Composite chloride salts have become molten salt heat storage materials with high development potential due to their excellent heat storage performance. Since chloride salts are prone to leakage, they need to be adsorbed onto porous materials to prepare composite phase change materials (CPCMs). Changes in the pore size of porous materials will lead to changes in the scale of chloride salts. Currently, there is little research on the impact of scale variation on the thermophysical and phase change characteristics of composite chloride salts, and the underlying mechanisms are not yet clear.
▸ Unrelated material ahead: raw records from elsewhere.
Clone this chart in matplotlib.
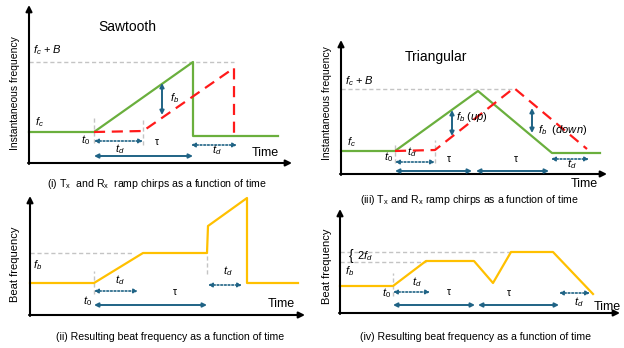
import matplotlib
matplotlib.use('Agg')
from matplotlib import pyplot as plt

plt.rcParams['font.family'] = ['Liberation Sans', 'DejaVu Sans']
plt.rcParams['mathtext.fontset'] = 'custom'
plt.rcParams['mathtext.rm'] = 'Liberation Sans'
plt.rcParams['mathtext.it'] = 'Liberation Sans:italic'

GREEN = '#6aaf3d'
RED = '#ff1a1a'
YELLOW = '#ffc000'
BLUE = '#1f6385'
GREY = '#c4c4c4'

# (i) sawtooth chirps: time / frequency breakpoints
saw_tx_t = [0, 65, 164, 164, 249]
saw_tx_f = [31, 31, 101, 27, 27]
saw_rx_t = [65, 114, 205, 205]
saw_rx_f = [31, 32, 95, 27]

# (ii) sawtooth beat frequency
saw_beat_t = [0, 64, 113, 177, 178, 217, 217, 268]
saw_beat_f = [32, 32, 62, 62, 89, 117, 32, 32]

# (iii) triangular chirps
tri_tx_t = [0, 54, 137, 211, 259]
tri_tx_f = [23, 23, 83, 21, 21]
tri_rx_t = [54, 94, 173, 246]
tri_rx_f = [23, 24, 86, 25]

# (iv) triangular beat frequency
tri_beat_t = [0, 53, 86, 134, 153, 171, 213, 253]
tri_beat_f = [27, 27, 52, 52, 30, 61, 61, 19]

W_PX, H_PX = 624, 348
fig = plt.figure(figsize=(W_PX / 100, H_PX / 100), dpi=100)


def make_axes(ox, oy, w, h):
    # origin in pixels (top-left image coords), w/h = axis arrow lengths
    ax = fig.add_axes([ox / W_PX, (H_PX - oy) / H_PX, w / W_PX, h / H_PX])
    ax.set_xlim(0, w)
    ax.set_ylim(0, h)
    ax.axis('off')
    ax.annotate('', xy=(w, 0), xytext=(-1, 0), annotation_clip=False,
                arrowprops=dict(arrowstyle='-|>', color='black', lw=1.5,
                                mutation_scale=9, shrinkA=0, shrinkB=0))
    ax.annotate('', xy=(0, h), xytext=(0, -1), annotation_clip=False,
                arrowprops=dict(arrowstyle='-|>', color='black', lw=1.5,
                                mutation_scale=9, shrinkA=0, shrinkB=0))
    return ax


def span(ax, t0, t1, f, dotted=False):
    ax.annotate('', xy=(t1, f), xytext=(t0, f), annotation_clip=False,
                arrowprops=dict(arrowstyle='<|-|>', color=BLUE,
                                lw=1.2 if dotted else 1.4,
                                linestyle=(0, (1, 1.2)) if dotted else '-',
                                mutation_scale=6, shrinkA=0, shrinkB=0))


def vspan(ax, t, f0, f1):
    ax.annotate('', xy=(t, f1), xytext=(t, f0), annotation_clip=False,
                arrowprops=dict(arrowstyle='<|-|>', color=BLUE, lw=1.4,
                                mutation_scale=6, shrinkA=0, shrinkB=0))


def guide(ax, ts, fs):
    ax.plot(ts, fs, color=GREY, lw=1, ls=(0, (3, 2)), clip_on=False)


def txt(ax, t, f, s, size=8, **kw):
    ax.text(t, f, s, fontsize=size, ha=kw.pop('ha', 'center'),
            va=kw.pop('va', 'center'), clip_on=False, **kw)


# ---------- (i) sawtooth ----------
ax = make_axes(29, 163, 263, 158)
guide(ax, [0, 205], [101, 101])
guide(ax, [65, 65], [20, 46])
guide(ax, [114, 114], [18, 43])
ax.plot(saw_tx_t, saw_tx_f, color=GREEN, lw=1.6, clip_on=False)
ax.plot(saw_rx_t, saw_rx_f, color=RED, lw=1.6, ls=(0, (5, 3)), clip_on=False)
vspan(ax, 133, 48, 80)
txt(ax, 141, 65, r'$f_b$', ha='left')
txt(ax, 4, 113, r'$f_c$ + $B$', ha='left')
txt(ax, 6, 41, r'$f_c$', ha='left')
txt(ax, 98, 136, 'Sawtooth', size=10)
txt(ax, 57, 23, r'$t_0$')
span(ax, 65, 114, 22, dotted=True)
txt(ax, 91, 14, r'$t_d$')
txt(ax, 128, 21, 'τ', size=7.5)
span(ax, 65, 164, 7)
span(ax, 162, 208, 18, dotted=True)
txt(ax, 188, 13, r'$t_d$')
txt(ax, 236, 10, 'Time', size=9)
txt(ax, -14, 70, 'Instantaneous frequency', size=7.5, rotation=90)

# ---------- (ii) sawtooth beat ----------
ax = make_axes(30, 315, 275, 119)
guide(ax, [0, 102], [62, 62])
guide(ax, [64, 64], [21, 44])
guide(ax, [177, 177], [41, 62])
ax.plot(saw_beat_t, saw_beat_f, color=YELLOW, lw=1.6, clip_on=False)
txt(ax, 3, 50, r'$f_b$', ha='left')
txt(ax, 58, 14, r'$t_0$')
span(ax, 64, 108, 24, dotted=True)
txt(ax, 90, 35, r'$t_d$')
txt(ax, 145, 23, 'τ', size=7.5)
span(ax, 64, 177, 10)
span(ax, 178, 212, 30, dotted=True)
txt(ax, 198, 44, r'$t_d$')
txt(ax, 251, 11, 'Time', size=9)
txt(ax, -15, 51, 'Beat frequency', size=8, rotation=90)

# ---------- (iii) triangular ----------
ax = make_axes(341, 174, 266, 134)
guide(ax, [0, 173], [85, 85])
guide(ax, [54, 54], [11, 31])
guide(ax, [94, 94], [11, 34])
ax.plot(tri_tx_t, tri_tx_f, color=GREEN, lw=1.6, clip_on=False)
ax.plot(tri_rx_t, tri_rx_f, color=RED, lw=1.6, ls=(0, (5, 3)), clip_on=False)
vspan(ax, 111, 38, 64)
txt(ax, 115, 57, r'$f_b$ $(up)$', ha='left')
vspan(ax, 191, 41, 66)
txt(ax, 197, 44, r'$f_b$  $(down)$', ha='left')
txt(ax, 4, 93, r'$f_c$ + $B$', ha='left')
txt(ax, 6, 32, r'$f_c$', ha='left')
txt(ax, 95, 117, 'Triangular', size=10)
txt(ax, 48, 17, r'$t_0$')
span(ax, 54, 94, 12, dotted=True)
txt(ax, 71, 22, r'$t_d$')
txt(ax, 108, 15, 'τ', size=7.5)
txt(ax, 175, 15, 'τ', size=7.5)
span(ax, 54, 131, 3)
span(ax, 135, 208, 3)
span(ax, 210, 248, 15, dotted=True)
txt(ax, 231, 10, r'$t_d$')
txt(ax, 243, -10, 'Time', size=9)
txt(ax, -14, 71, 'Instantaneous frequency', size=7.5, rotation=90)

# ---------- (iv) triangular beat ----------
ax = make_axes(340, 313, 280, 104)
guide(ax, [0, 171], [61, 61])
guide(ax, [0, 86], [51, 51])
guide(ax, [53, 53], [17, 40])
ax.plot(tri_beat_t, tri_beat_f, color=YELLOW, lw=1.6, clip_on=False)
txt(ax, 11, 57, '{', size=10)
txt(ax, 17, 57, r'$2f_d$', ha='left')
txt(ax, 5, 42, r'$f_b$', ha='left')
txt(ax, 47, 20, r'$t_0$')
span(ax, 53, 90, 21, dotted=True)
txt(ax, 77, 31, r'$t_d$')
txt(ax, 109, 21, 'τ', size=7.5)
txt(ax, 169, 20, 'τ', size=7.5)
span(ax, 53, 135, 8)
span(ax, 138, 219, 8)
span(ax, 219, 250, 20, dotted=True)
txt(ax, 239, 11, r'$t_d$')
txt(ax, 267, 6, 'Time', size=9)
txt(ax, -13, 47, 'Beat frequency', size=8, rotation=90)

# captions
fig.text(157 / W_PX, 1 - 184 / H_PX,
         r'(i) T$_\mathregular{x}$  and R$_\mathregular{x}$  ramp chirps as a function of time',
         fontsize=7.6, ha='center', va='center')
fig.text(170 / W_PX, 1 - 337 / H_PX,
         '(ii) Resulting beat frequency as a function of time',
         fontsize=7.6, ha='center', va='center')
fig.text(469 / W_PX, 1 - 200 / H_PX,
         r'(iii) T$_\mathregular{x}$ and R$_\mathregular{x}$ ramp chirps as a function of time',
         fontsize=7.6, ha='center', va='center')
fig.text(475 / W_PX, 1 - 337 / H_PX,
         '(iv) Resulting beat frequency as a function of time',
         fontsize=7.6, ha='center', va='center')

fig.savefig('out.png', dpi=100)
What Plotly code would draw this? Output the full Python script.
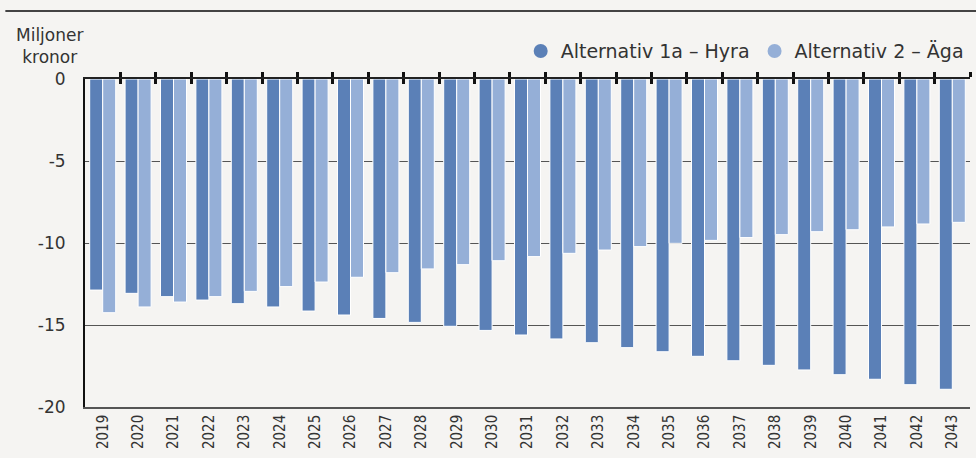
import plotly.graph_objects as go

years = [str(y) for y in range(2019, 2044)]
alt1a = [-12.87, -13.07, -13.27, -13.48, -13.70, -13.90, -14.15, -14.39, -14.60, -14.84,
         -15.08, -15.33, -15.61, -15.85, -16.08, -16.38, -16.63, -16.91, -17.18, -17.46,
         -17.74, -18.03, -18.31, -18.64, -18.92]
alt2 = [-14.25, -13.90, -13.60, -13.27, -12.95, -12.66, -12.38, -12.09, -11.81, -11.58,
        -11.32, -11.08, -10.83, -10.63, -10.43, -10.22, -10.02, -9.84, -9.67, -9.49,
        -9.31, -9.19, -9.02, -8.84, -8.74]
names = ["Alternativ 1a – Hyra", "Alternativ 2 – Äga"]
y_ticks = [0, -5, -10, -15, -20]
y_labels = ["0", "-5", "-10", "-15", "-20"]

C1 = "#5b80b7"
C2 = "#95afd7"
BG = "#f5f4f2"
FONT = "DejaVu Sans"
NARROW = "Liberation Sans Narrow, DejaVu Sans Condensed"

fig = go.Figure()
fig.add_trace(go.Bar(x=years, y=alt1a, marker=dict(color=C1, line=dict(color="#ffffff", width=1)),
                     showlegend=False, name=names[0]))
fig.add_trace(go.Bar(x=years, y=alt2, marker=dict(color=C2, line=dict(color="#ffffff", width=1)),
                     showlegend=False, name=names[1]))
# legend entries with circular markers
for nm, c in zip(names, [C1, C2]):
    fig.add_trace(go.Scatter(x=[None], y=[None], mode="markers", name=nm,
                             marker=dict(symbol="circle", size=14, color=c)))
# helper traces for the top tick axes
fig.add_trace(go.Scatter(x=[None], y=[None], xaxis="x2", showlegend=False, hoverinfo="skip"))
fig.add_trace(go.Scatter(x=[None], y=[None], xaxis="x3", showlegend=False, hoverinfo="skip"))

boundaries = [i + 0.5 for i in range(len(years))]

fig.update_layout(
    width=976, height=458,
    paper_bgcolor=BG, plot_bgcolor=BG,
    margin=dict(l=85, r=6, t=79, b=51),
    barmode="group", bargap=0.265, bargroupgap=0,
    font=dict(family=FONT, color="#333333", size=17),
    xaxis=dict(type="category", tickangle=-90, tickfont=dict(family=NARROW, size=15, color="#333333"),
               showline=True, linecolor="#555555", linewidth=1.5, ticks="",
               showgrid=False, range=[-0.5, 24.5]),
    xaxis2=dict(overlaying="x", side="top", range=[-0.5, 24.5], tickvals=boundaries,
                showticklabels=False, ticks="outside", ticklen=5, tickwidth=2.5,
                tickcolor="#111111", showline=True, linecolor="#222222", linewidth=2,
                showgrid=False, zeroline=False),
    xaxis3=dict(overlaying="x", side="top", range=[-0.5, 24.5], tickvals=boundaries,
                showticklabels=False, ticks="inside", ticklen=5, tickwidth=2.5,
                tickcolor="#111111", showline=False, showgrid=False, zeroline=False),
    yaxis=dict(range=[-20, 0], tickvals=y_ticks, ticktext=y_labels,
               tickfont=dict(size=17, color="#333333"), ticks="", ticklabelstandoff=14,
               showgrid=True, gridcolor="#555555", gridwidth=1, zeroline=False,
               showline=True, linecolor="#111111", linewidth=2),
    legend=dict(orientation="h", x=0.9985, xanchor="right", y=1.085, yanchor="middle",
                bgcolor="rgba(0,0,0,0)", font=dict(size=19, color="#333333"),
                itemwidth=30, traceorder="normal"),
    annotations=[dict(text="Miljoner<br>kronor", xref="paper", yref="paper",
                      x=-0.04, y=1.10, xanchor="center", yanchor="middle",
                      showarrow=False, font=dict(size=17, color="#333333"), align="center")],
    shapes=[dict(type="line", xref="paper", yref="paper", x0=-0.09, x1=1.01,
                 y0=1.207, y1=1.207, line=dict(color="#444444", width=2))],
)

fig.write_html("out.html", config={"displayModeBar": False},
               post_script="document.body.style.margin='0';document.body.style.overflow='hidden';")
With the ZnCl2-NaCl-KCl (3:1:1 mol%) eutectic salt as the phase change material (PCM), this study integrates molecular dynamics (MD) simulation with an experimental approach to investigate the impact of scale on the thermophysical properties and phase change properties of CPCM. The inherent influence mechanism of scale effect is analyzed from a microscopic perspective. The results indicate that as the scale increases, the interaction energy between molecules within the system gradually increases, and the system structure becomes more compact. The thermal conductivity first increases and then decreases, reaching a maximum of 0.45 W/(m & sdot;K) at 8 nm; the volumetric thermal expansion coefficient gradually decreases. As the scale increases from 3 nm to 15 nm, the melting temperature rises by 8.1 %, while the solidification temperature decreases by 1.73 %, resulting in a significant increase in the degree of supercooling. The latent heat gradually increases with scale, which is consistent with the coordination number.